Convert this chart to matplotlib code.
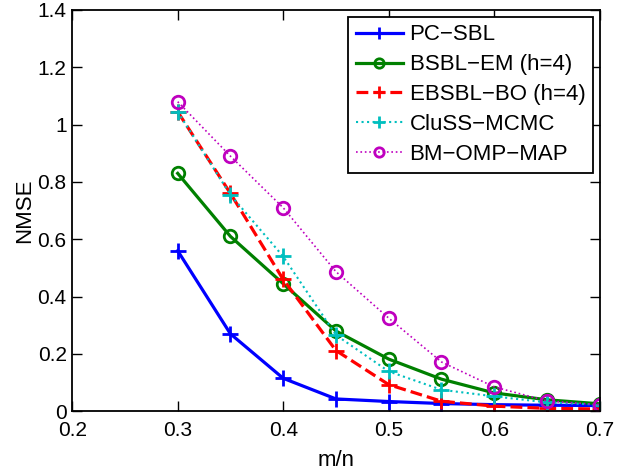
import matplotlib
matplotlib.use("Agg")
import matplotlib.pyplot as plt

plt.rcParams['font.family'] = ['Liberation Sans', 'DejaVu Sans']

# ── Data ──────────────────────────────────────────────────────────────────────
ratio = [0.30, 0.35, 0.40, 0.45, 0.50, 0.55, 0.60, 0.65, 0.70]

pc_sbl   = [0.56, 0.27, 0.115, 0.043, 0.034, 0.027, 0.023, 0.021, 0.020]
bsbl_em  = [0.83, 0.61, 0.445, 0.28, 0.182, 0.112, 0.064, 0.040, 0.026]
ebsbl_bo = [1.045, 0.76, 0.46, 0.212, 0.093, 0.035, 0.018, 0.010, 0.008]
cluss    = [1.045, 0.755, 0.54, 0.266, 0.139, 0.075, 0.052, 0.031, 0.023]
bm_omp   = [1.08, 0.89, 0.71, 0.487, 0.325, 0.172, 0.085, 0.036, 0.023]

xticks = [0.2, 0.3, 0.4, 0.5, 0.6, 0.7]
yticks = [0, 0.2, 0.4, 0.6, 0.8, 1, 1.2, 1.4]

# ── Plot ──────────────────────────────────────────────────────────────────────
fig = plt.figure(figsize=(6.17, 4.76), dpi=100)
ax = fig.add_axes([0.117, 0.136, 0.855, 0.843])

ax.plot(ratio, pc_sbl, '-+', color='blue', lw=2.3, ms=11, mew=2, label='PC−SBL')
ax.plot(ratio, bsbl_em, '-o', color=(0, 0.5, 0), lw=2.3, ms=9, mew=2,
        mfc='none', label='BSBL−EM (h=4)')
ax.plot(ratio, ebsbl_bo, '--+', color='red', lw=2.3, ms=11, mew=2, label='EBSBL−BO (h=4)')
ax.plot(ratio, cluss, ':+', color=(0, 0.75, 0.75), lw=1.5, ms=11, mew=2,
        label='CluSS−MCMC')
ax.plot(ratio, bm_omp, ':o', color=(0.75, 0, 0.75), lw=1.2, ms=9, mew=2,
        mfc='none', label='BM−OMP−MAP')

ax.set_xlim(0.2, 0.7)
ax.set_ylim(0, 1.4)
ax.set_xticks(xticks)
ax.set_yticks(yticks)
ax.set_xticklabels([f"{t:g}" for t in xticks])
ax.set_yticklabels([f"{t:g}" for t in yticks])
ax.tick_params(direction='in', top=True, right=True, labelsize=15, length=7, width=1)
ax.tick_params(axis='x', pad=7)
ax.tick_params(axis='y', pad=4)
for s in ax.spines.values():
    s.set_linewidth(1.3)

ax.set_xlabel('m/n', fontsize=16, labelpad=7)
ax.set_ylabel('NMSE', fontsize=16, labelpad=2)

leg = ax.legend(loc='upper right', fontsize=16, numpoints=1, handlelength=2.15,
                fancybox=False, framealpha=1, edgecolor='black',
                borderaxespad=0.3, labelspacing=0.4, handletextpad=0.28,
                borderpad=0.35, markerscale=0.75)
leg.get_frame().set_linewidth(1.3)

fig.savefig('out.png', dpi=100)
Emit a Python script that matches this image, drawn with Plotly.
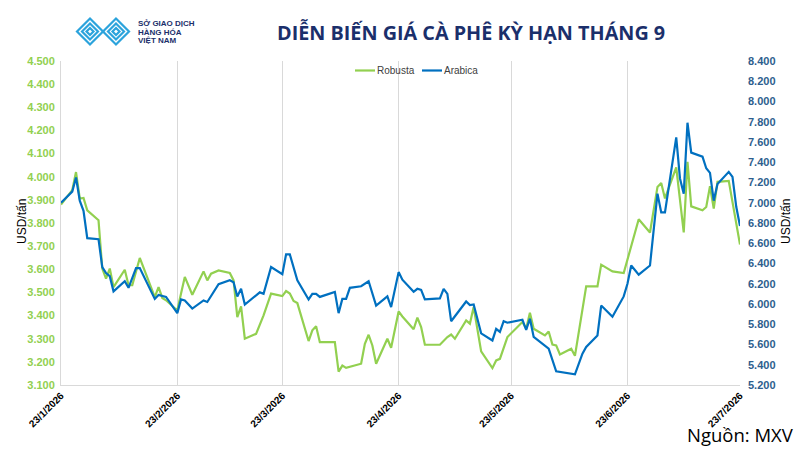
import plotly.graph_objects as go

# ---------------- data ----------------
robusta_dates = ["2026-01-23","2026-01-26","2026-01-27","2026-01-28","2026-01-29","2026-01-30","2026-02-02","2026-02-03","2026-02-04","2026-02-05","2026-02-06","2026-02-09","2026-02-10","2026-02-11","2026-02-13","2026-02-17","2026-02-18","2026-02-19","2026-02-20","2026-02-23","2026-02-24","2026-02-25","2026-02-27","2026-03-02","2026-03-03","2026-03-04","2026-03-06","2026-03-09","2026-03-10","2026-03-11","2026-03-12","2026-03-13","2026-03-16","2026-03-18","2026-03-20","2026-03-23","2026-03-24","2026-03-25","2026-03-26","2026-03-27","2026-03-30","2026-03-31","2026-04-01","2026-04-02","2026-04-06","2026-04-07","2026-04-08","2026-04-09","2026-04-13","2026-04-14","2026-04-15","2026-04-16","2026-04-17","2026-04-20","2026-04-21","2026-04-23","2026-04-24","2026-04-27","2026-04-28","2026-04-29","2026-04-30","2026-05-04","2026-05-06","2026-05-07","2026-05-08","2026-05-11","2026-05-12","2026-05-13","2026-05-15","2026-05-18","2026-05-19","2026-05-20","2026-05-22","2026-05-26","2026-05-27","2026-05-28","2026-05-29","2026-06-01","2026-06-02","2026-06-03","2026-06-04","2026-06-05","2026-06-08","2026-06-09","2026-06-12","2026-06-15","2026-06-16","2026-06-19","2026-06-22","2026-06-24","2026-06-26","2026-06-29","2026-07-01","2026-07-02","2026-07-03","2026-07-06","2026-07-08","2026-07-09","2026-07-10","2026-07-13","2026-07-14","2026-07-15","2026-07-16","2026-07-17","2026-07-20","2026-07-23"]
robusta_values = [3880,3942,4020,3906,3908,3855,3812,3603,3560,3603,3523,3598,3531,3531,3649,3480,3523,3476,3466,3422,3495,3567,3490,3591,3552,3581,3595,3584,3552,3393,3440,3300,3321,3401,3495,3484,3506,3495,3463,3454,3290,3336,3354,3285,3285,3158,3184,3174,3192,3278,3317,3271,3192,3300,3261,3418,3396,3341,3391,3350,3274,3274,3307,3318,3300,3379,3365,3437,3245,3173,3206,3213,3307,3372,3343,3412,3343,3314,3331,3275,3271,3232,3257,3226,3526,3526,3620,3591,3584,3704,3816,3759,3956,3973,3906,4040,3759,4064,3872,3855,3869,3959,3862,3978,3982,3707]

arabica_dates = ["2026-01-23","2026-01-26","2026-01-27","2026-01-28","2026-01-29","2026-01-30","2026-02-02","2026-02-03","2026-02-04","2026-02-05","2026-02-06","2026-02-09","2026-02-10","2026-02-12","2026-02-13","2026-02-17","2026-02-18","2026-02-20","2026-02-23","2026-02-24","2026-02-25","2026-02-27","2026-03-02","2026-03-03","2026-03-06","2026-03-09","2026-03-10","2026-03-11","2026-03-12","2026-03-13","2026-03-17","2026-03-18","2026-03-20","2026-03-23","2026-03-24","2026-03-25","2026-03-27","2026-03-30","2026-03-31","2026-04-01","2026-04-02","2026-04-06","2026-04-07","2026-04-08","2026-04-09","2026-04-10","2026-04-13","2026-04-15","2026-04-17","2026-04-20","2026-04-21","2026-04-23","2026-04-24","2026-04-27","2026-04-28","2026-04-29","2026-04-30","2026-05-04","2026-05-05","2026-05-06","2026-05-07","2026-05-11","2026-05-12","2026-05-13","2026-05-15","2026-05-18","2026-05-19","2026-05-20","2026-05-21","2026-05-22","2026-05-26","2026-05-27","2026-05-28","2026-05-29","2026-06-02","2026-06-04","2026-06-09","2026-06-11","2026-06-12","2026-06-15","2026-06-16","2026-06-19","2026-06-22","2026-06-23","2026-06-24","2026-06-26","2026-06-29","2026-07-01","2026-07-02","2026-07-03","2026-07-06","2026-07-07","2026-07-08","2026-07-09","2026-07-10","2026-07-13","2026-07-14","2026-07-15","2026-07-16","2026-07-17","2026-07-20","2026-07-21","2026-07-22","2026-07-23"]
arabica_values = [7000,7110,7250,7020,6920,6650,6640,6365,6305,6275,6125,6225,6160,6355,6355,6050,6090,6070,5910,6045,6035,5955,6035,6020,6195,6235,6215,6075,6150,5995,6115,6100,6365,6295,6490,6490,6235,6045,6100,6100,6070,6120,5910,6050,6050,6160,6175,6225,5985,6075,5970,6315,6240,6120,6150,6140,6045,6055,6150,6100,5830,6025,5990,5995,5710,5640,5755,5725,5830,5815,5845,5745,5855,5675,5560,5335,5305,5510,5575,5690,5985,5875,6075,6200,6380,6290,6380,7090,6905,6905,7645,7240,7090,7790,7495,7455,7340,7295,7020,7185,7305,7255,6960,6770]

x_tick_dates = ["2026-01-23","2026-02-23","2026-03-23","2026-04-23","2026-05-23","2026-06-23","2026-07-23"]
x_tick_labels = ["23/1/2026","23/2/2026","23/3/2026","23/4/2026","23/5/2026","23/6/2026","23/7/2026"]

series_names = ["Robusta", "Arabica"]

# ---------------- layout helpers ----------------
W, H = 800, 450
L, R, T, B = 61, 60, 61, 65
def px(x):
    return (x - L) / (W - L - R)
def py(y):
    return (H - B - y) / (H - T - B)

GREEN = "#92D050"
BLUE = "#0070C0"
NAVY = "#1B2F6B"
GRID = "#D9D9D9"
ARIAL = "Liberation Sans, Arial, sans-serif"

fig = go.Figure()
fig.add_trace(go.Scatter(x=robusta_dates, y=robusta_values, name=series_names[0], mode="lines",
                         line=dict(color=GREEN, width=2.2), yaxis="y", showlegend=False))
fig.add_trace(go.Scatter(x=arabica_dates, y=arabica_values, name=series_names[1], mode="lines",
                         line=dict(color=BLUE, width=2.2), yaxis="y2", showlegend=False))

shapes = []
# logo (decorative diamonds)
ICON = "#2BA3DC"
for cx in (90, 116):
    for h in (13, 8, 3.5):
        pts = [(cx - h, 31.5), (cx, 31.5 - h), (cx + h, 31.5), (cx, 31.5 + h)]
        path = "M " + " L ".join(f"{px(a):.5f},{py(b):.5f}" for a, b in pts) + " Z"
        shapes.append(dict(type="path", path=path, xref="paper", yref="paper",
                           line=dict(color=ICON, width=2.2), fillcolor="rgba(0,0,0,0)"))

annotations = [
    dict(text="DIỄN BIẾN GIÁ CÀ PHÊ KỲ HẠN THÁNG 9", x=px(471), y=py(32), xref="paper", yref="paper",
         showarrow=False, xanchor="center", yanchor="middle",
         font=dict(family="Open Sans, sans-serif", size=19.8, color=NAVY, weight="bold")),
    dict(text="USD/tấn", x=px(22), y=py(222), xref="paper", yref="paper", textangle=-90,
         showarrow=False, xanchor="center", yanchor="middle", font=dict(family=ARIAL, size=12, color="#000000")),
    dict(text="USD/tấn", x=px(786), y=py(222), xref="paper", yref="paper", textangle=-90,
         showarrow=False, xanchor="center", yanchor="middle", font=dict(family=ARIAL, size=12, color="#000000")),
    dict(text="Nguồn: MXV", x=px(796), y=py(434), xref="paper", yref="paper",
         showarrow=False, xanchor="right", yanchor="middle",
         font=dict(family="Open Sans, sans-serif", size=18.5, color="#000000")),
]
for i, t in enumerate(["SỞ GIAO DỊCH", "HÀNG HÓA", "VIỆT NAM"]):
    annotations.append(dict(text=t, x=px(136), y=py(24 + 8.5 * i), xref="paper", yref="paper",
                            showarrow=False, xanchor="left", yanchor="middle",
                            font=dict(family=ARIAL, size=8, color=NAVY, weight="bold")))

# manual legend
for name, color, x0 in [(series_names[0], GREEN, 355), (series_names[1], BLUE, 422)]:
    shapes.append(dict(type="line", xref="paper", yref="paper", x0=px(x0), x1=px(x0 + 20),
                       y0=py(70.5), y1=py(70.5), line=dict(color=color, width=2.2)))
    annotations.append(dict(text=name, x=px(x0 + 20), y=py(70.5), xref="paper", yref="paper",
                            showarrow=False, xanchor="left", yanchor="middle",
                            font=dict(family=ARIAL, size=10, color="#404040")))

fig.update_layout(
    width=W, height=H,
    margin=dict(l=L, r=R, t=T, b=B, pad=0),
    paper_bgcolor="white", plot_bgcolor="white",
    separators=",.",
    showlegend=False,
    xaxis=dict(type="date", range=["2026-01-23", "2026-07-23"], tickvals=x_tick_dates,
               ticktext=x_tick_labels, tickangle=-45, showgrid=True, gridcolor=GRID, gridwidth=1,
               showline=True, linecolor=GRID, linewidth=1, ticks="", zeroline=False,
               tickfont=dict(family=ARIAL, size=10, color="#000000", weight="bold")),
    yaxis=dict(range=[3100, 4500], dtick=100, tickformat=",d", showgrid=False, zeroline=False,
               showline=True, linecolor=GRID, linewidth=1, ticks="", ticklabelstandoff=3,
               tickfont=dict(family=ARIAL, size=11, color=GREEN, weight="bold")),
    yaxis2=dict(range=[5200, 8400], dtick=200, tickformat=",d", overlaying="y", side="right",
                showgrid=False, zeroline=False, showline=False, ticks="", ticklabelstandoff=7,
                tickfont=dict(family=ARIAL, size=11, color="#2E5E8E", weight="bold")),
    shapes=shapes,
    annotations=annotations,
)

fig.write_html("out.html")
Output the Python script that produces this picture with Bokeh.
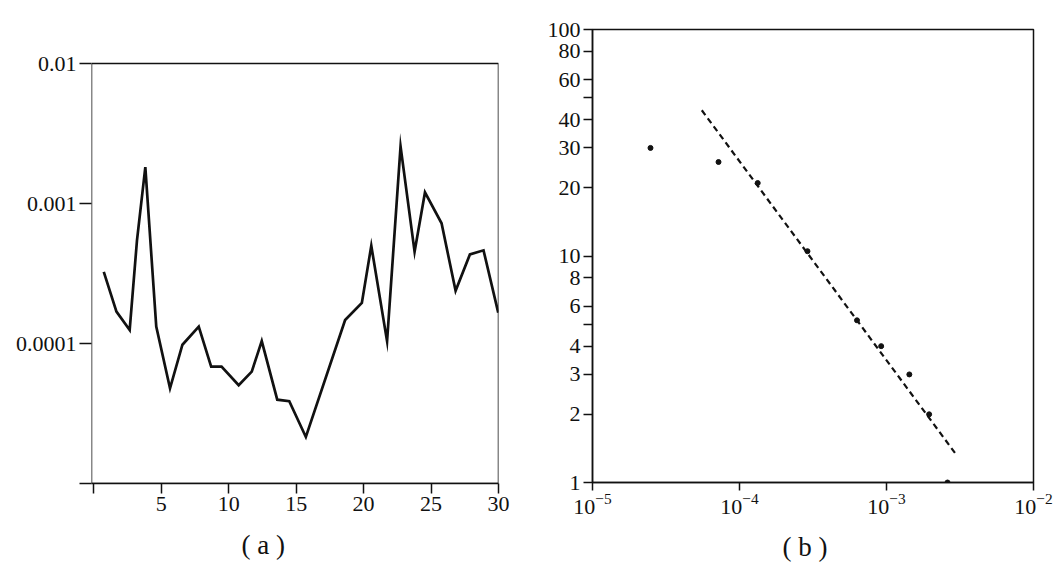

★ ★ ★ ★ ★

**Problem statement:**
Only the lines from the top of the records through the line with "yticks = [0, 0.2, 0.4, 0.6, 0.8, 1, 1.2, 1.4]" belong in the copy; write them out exactly, leaving out pictures.

**Exercise result:**
Convert this chart to matplotlib code.
import matplotlib
matplotlib.use("Agg")
import matplotlib.pyplot as plt

plt.rcParams['font.family'] = ['Liberation Sans', 'DejaVu Sans']

# ── Data ──────────────────────────────────────────────────────────────────────
ratio = [0.30, 0.35, 0.40, 0.45, 0.50, 0.55, 0.60, 0.65, 0.70]

pc_sbl   = [0.56, 0.27, 0.115, 0.043, 0.034, 0.027, 0.023, 0.021, 0.020]
bsbl_em  = [0.83, 0.61, 0.445, 0.28, 0.182, 0.112, 0.064, 0.040, 0.026]
ebsbl_bo = [1.045, 0.76, 0.46, 0.212, 0.093, 0.035, 0.018, 0.010, 0.008]
cluss    = [1.045, 0.755, 0.54, 0.266, 0.139, 0.075, 0.052, 0.031, 0.023]
bm_omp   = [1.08, 0.89, 0.71, 0.487, 0.325, 0.172, 0.085, 0.036, 0.023]

xticks = [0.2, 0.3, 0.4, 0.5, 0.6, 0.7]
yticks = [0, 0.2, 0.4, 0.6, 0.8, 1, 1.2, 1.4]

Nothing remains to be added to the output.